Chciałam, by książka wyszła po mojej śmierci, ale przekonali mnie do tego metropolita przemyski oraz mój spowiednik - zdradza Wanda Półtawska księdzu Adamowi Bonieckiemu.
"Jako pierwszy maszynopis przeczytał arcybiskup Michalik. Powiedział: <wydrukuj>. A mój aktualny spowiednik uznał, że nie mam wyłącznego prawa do Jana Pawła II, ludzie zaś mają prawo do swoich świętych. Powiedział mi stanowczo: <masz wydać>. Więc przygotowałam książkę do druku" - relacjonuje okoliczności wydania korespondencji.
Jak sugeruje włoski dziennik "La Stampa" listy, a dokładniej zawarty w nich "życzliwy ton" może być powodem opóźnienia beatyfikacji Jana Pawła II. Papież zwracał się do Półtawskiej między innymi "Droga Dusiu".
Ujawnione listy pokazują bardzo wyraźnie dużą zażyłość między papieżem a Dusią. Kobieta prowadziła korespondencję z księdzem Karolem Wojtyłą przez 55 lat i nie zarzuciła jej nawet wtedy, gdy ten został papieżem.

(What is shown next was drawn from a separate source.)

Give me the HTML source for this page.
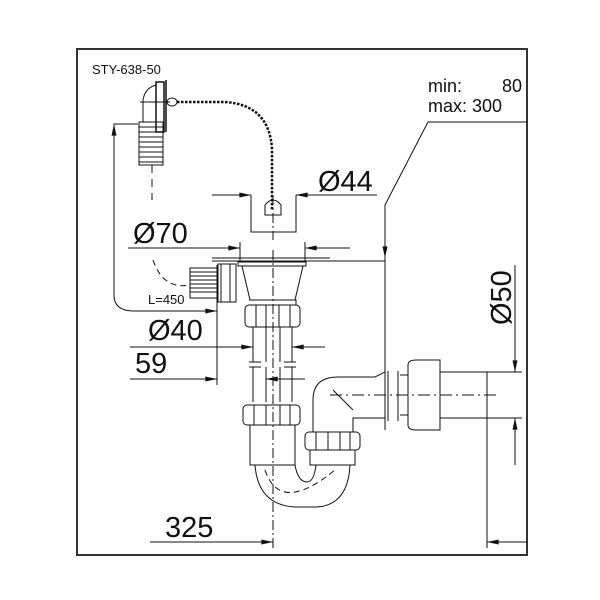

Półtawska towarzyszyła także Janowi Pawłowi II w szpitalu po zamachu z 1981 roku, a także w czasie wakacji w letniej rezydencji papieża w Castel Gandolfo.
Publikację listów skrytykował kardynał Dziwisz, nazywając je "niestosownymi, nie na miejscu i ponad miarę". "Ksiądz Kardynał zarzuca mi, że napisałam za dużo o Janie Pawle II. A ja jemu, że napisał za mało, i że jego relacja nie ujawnia jakże pełnej osobowości tego świętego, bo że ksiądz Karol Wojtyła, potem Jan Paweł II był święty, o tym nie miałam nigdy wątpliwości" - mówi Półtawska w wywiadzie z księdzem Adamem Bonieckim.
Wyjaśnia też swój udział w sprawie oskarżanego o molestowanie kleryków arcybiskupa Stanisława Paetza. "Był tylko list, który doręczył mi rektor seminarium w Poznaniu, i który oddałam do rąk własnych [Jana Pawła II], ponieważ wytłumaczyli mi, że pisali do różnych kościelnych urzędów i nic z tego nie wynikło. Dopiero kiedy zaniosłam list (...) Wtedy Ojciec Święty zareagował" - mówi.
Zdaniem włoskich mediów papież usłyszał o sprawie arcybiskupa Paetza właśnie od Półtawskiej, bo hierarchowie kościelni zataili przed nim informacje o homoseksualnych skłonnościach hierarchy.